Simply put, your break-even point is the point at which your total revenue equals your total costs. This means you're neither making a profit nor losing money; you're breaking even. Knowing this point helps you:
- Set realistic pricing: Avoid pricing your products or services too low, leading to losses.
- Manage expenses: Identify areas where you can cut costs to reach profitability faster.
- Make informed decisions: Assess the viability of new products or expansion plans.
- Secure funding: Show investors the potential for profitability.
How to Calculate Your Break-Even Point: Two Key Methods
There are two primary methods for calculating your break-even point: one focused on units sold and another on sales revenue.
1. Break-Even Point in Units
This method tells you how many units you need to sell to cover all your costs. The formula is:
Break-Even Point (Units) = Fixed Costs / (Selling Price Per Unit - Variable Costs Per Unit)

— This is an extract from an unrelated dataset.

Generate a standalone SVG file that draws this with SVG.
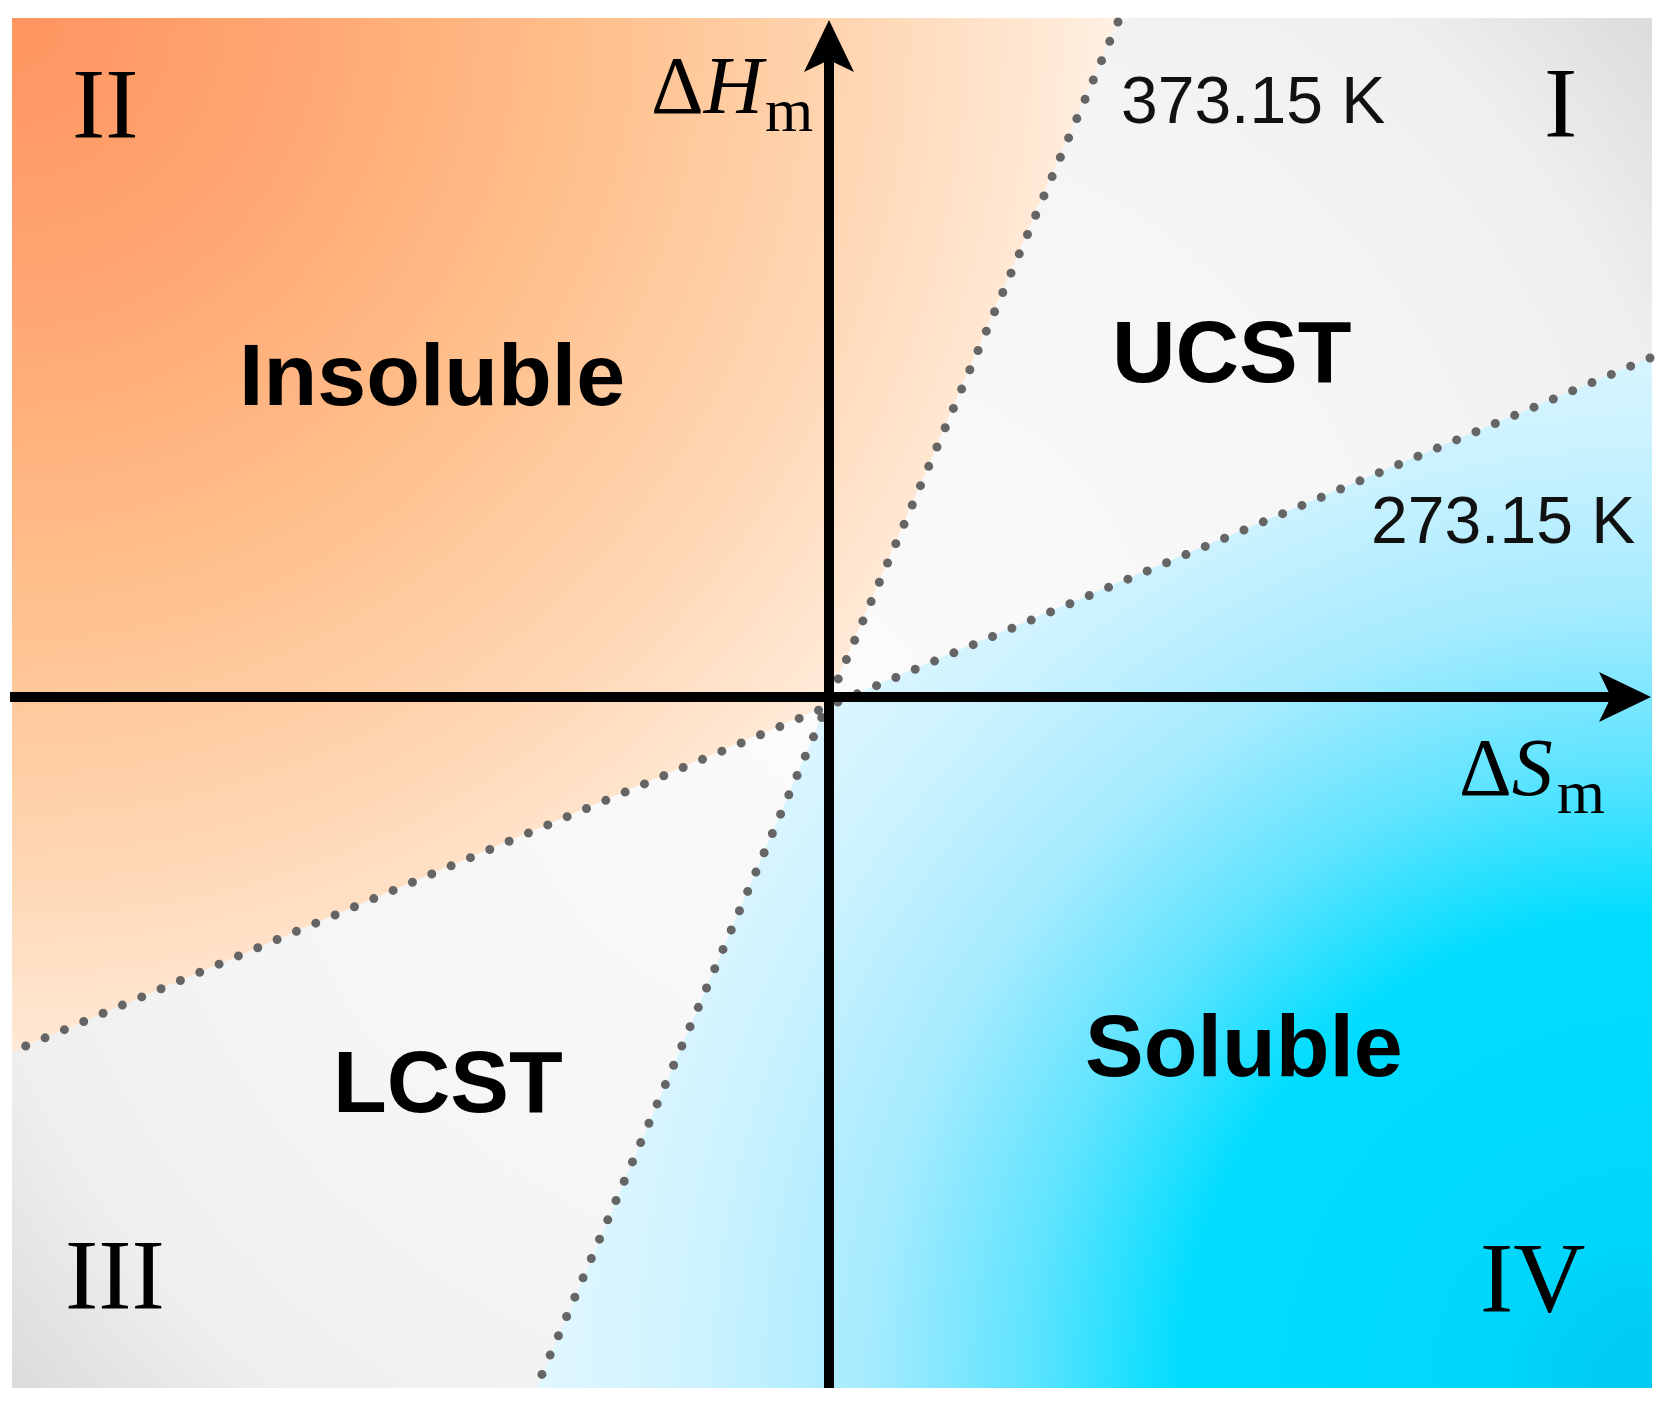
<svg xmlns="http://www.w3.org/2000/svg" width="1668" height="1413" viewBox="0 0 1668 1413">
  <style>
    .bold { font-family: "Liberation Sans", Arial, sans-serif; font-weight: bold; font-size: 88px; fill: #000; }
    .temp { font-family: "Liberation Sans", Arial, sans-serif; font-size: 66px; fill: #111; }
    .roman { font-family: "Liberation Serif", "Times New Roman", serif; font-size: 100px; fill: #000; }
    .math { font-family: "Liberation Serif", "Times New Roman", serif; font-size: 82px; fill: #000; }
    .axis { stroke: #000; stroke-width: 10; fill: none; }
    .dots { stroke: #656565; stroke-width: 9; stroke-linecap: round; stroke-dasharray: 0 21; fill: none; }
  </style>
  <defs>
    <radialGradient id="gGray" gradientUnits="userSpaceOnUse" cx="829" cy="697" r="1100">
      <stop offset="0" stop-color="#FBFBFB"/>
      <stop offset="0.55" stop-color="#F5F5F5"/>
      <stop offset="0.8" stop-color="#EFEFEF"/>
      <stop offset="1" stop-color="#D8D8D8"/>
    </radialGradient>
    <radialGradient id="gOrange" gradientUnits="userSpaceOnUse" cx="12" cy="18" r="1120">
      <stop offset="0" stop-color="#FF9460"/>
      <stop offset="0.25" stop-color="#FFA672"/>
      <stop offset="0.5" stop-color="#FFBE8A"/>
      <stop offset="0.75" stop-color="#FFD6B2"/>
      <stop offset="0.92" stop-color="#FFE8D4"/>
      <stop offset="1" stop-color="#FFF2E6"/>
    </radialGradient>
    <radialGradient id="gBlue" gradientUnits="userSpaceOnUse" cx="1652" cy="1388" r="1120">
      <stop offset="0" stop-color="#00C8F2"/>
      <stop offset="0.15" stop-color="#00D6FC"/>
      <stop offset="0.42" stop-color="#00DDFF"/>
      <stop offset="0.56" stop-color="#60E4FF"/>
      <stop offset="0.7" stop-color="#A6EBFF"/>
      <stop offset="0.85" stop-color="#CCF2FF"/>
      <stop offset="1" stop-color="#E2F7FF"/>
    </radialGradient>
    <marker id="arrow" viewBox="0 0 52 50" refX="12" refY="25" markerWidth="52" markerHeight="50" markerUnits="userSpaceOnUse" orient="auto">
      <path d="M0,0 L52,25 L0,50 L12,25 Z" fill="#000"/>
    </marker>
  </defs>

  <g id="background">
    <rect x="12" y="18" width="1640" height="1370" fill="url(#gGray)"/>
    <path d="M826,706 L1118,18 L12,18 L12,1052 Z" fill="url(#gOrange)"/>
    <path d="M826,706 L1652,357 L1652,1388 L537,1388 Z" fill="url(#gBlue)"/>
  </g>

  <g id="connectors">
    <line id="line-373" class="dots" x1="1118" y1="22" x2="537" y2="1386"/>
    <line id="line-273" class="dots" x1="1650" y1="358" x2="14" y2="1051"/>
    <line id="axis-x" class="axis" x1="10" y1="697" x2="1611" y2="697" marker-end="url(#arrow)"/>
    <line id="axis-y" class="axis" x1="829" y1="1388" x2="829" y2="60" marker-end="url(#arrow)"/>
  </g>

  <g id="quadrant-I">
    <text class="roman" x="1544" y="136">I</text>
  </g>
  <g id="quadrant-II">
    <text class="roman" x="72" y="137">II</text>
  </g>
  <g id="quadrant-III">
    <text class="roman" x="65" y="1308">III</text>
  </g>
  <g id="quadrant-IV">
    <text class="roman" x="1480" y="1311">IV</text>
  </g>

  <g id="insoluble">
    <text class="bold" x="239" y="405">Insoluble</text>
  </g>
  <g id="ucst">
    <text class="bold" x="1112" y="382">UCST</text>
  </g>
  <g id="lcst">
    <text class="bold" x="333" y="1112">LCST</text>
  </g>
  <g id="soluble">
    <text class="bold" x="1085" y="1076">Soluble</text>
  </g>

  <g id="label-373">
    <text class="temp" x="1121" y="123">373.15 K</text>
  </g>
  <g id="label-273">
    <text class="temp" x="1371" y="543">273.15 K</text>
  </g>

  <g id="label-dH">
    <text class="math" x="651" y="113">Δ<tspan font-style="italic">H</tspan><tspan font-size="62" dx="2" dy="18">m</tspan></text>
  </g>
  <g id="label-dS">
    <text class="math" x="1459" y="795">Δ<tspan font-style="italic">S</tspan><tspan font-size="62" dx="4" dy="18">m</tspan></text>
  </g>
</svg>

Let's break down each component:
- Fixed Costs: These are costs that remain the same regardless of production volume (e.g., rent, salaries, insurance).
- Selling Price Per Unit: The price at which you sell each product or service.
- Variable Costs Per Unit: Costs that change directly with production volume (e.g., raw materials, direct labor).
Example:
Let's say you're selling handmade candles.
- Fixed Costs: $1,000 per month (rent, utilities)
- Selling Price Per Unit: $20 per candle
- Variable Costs Per Unit: $8 per candle (wax, wicks, fragrance)
Break-Even Point (Units) = $1000 / ($20 - $8) = 83.33 units
You need to sell approximately 84 candles to break even.
2. Break-Even Point in Sales Dollars
This method reveals the total revenue you need to generate to cover all your costs. The formula is:
Break-Even Point (Sales Dollars) = Fixed Costs / ((Sales Price Per Unit - Variable Costs Per Unit) / Sales Price Per Unit)
Using the same candle example:
Break-Even Point (Sales Dollars) = $1000 / (($20 - $8) / $20) = $1666.67
You need to generate approximately $1667 in sales revenue to break even.
Beyond the Basics: Factors to Consider
While these formulas are straightforward, remember that several factors can influence your break-even point:
- Seasonality: Demand for your product or service may fluctuate throughout the year.
- Competition: Aggressive pricing from competitors can impact your sales volume.
- Economic conditions: Recessions or economic downturns can affect consumer spending.
- Pricing strategies: Sales, discounts, and promotions can influence your break-even point.
Regularly Review and Adjust
Your break-even point isn't static. Regularly review your costs and sales figures to recalculate your break-even point and adjust your business strategy accordingly. This proactive approach will ensure you're always on the path to profitability. By mastering these methods, you’ll gain valuable insights into your business's financial health and make more informed decisions for sustainable growth.